[DIRECTIONS]: Return all lines below containing the word "matplotlib".
*-*-*
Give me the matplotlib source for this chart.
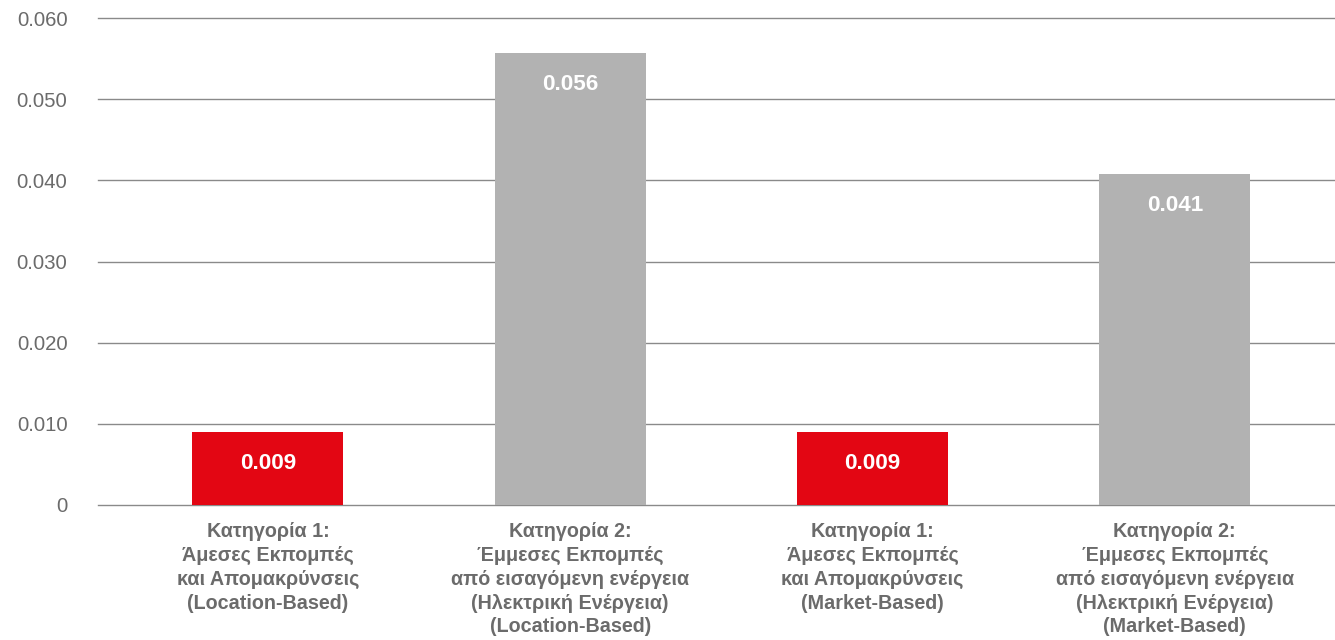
import matplotlib
matplotlib.use("Agg")
import matplotlib.pyplot as plt
from matplotlib.ticker import FixedLocator

categories = [
    "Κατηγορία 1:\nΆμεσες Εκπομπές\nκαι Απομακρύνσεις\n(Location-Based)",
    "Κατηγορία 2:\nΈμμεσες Εκπομπές\nαπό εισαγόμενη ενέργεια\n(Ηλεκτρική Ενέργεια)\n(Location-Based)",
    "Κατηγορία 1:\nΆμεσες Εκπομπές\nκαι Απομακρύνσεις\n(Market-Based)",
    "Κατηγορία 2:\nΈμμεσες Εκπομπές\nαπό εισαγόμενη ενέργεια\n(Ηλεκτρική Ενέργεια)\n(Market-Based)",
]
values = [0.009, 0.0557, 0.009, 0.0408]
value_labels = ["0.009", "0.056", "0.009", "0.041"]
yticks = [0, 0.01, 0.02, 0.03, 0.04, 0.05, 0.06]
ytick_labels = ["0", "0.010", "0.020", "0.030", "0.040", "0.050", "0.060"]

RED = "#E30613"
GRAY = "#B2B2B2"
colors = [RED, GRAY, RED, GRAY]

plt.rcParams['font.family'] = ['Liberation Sans', 'DejaVu Sans']

fig = plt.figure(figsize=(13.35, 6.4), dpi=100)
ax = fig.add_axes([98/1335, 1-505/640, 1-98/1335, (505-18)/640])

x = list(range(len(categories)))
for t in yticks:
    ax.axhline(t, color="#8a8a8a", linewidth=1.0, zorder=0, clip_on=False)
bars = ax.bar(x, values, width=0.5, color=colors, zorder=2)

ax.set_xlim(-0.562, 3.53)
ax.set_ylim(0, 0.06)
ax.yaxis.set_major_locator(FixedLocator(yticks))
ax.set_yticklabels(ytick_labels)
ax.set_xticks(x)
ax.set_xticklabels(categories, fontweight="bold", color="#6b6b6b", fontsize=14.2,
                   linespacing=1.33, va="top")
ax.tick_params(axis="y", length=0, pad=22, labelsize=14.7, labelcolor="#6b6b6b")
ax.tick_params(axis="x", length=0, pad=12)
for s in ax.spines.values():
    s.set_visible(False)

for xi, v, lab in zip(x, values, value_labels):
    ax.annotate(lab, (xi, v), xytext=(0, -32), textcoords="offset pixels",
                ha="center", va="center", color="white", fontweight="bold",
                fontsize=16.2, zorder=3)

fig.savefig("out.png", dpi=100)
*-*-*
[RESPONSE TO THIS TASK]:
Give me the matplotlib source for this chart.
import matplotlib
matplotlib.use("Agg")
import matplotlib.pyplot as plt
from matplotlib.ticker import FixedLocator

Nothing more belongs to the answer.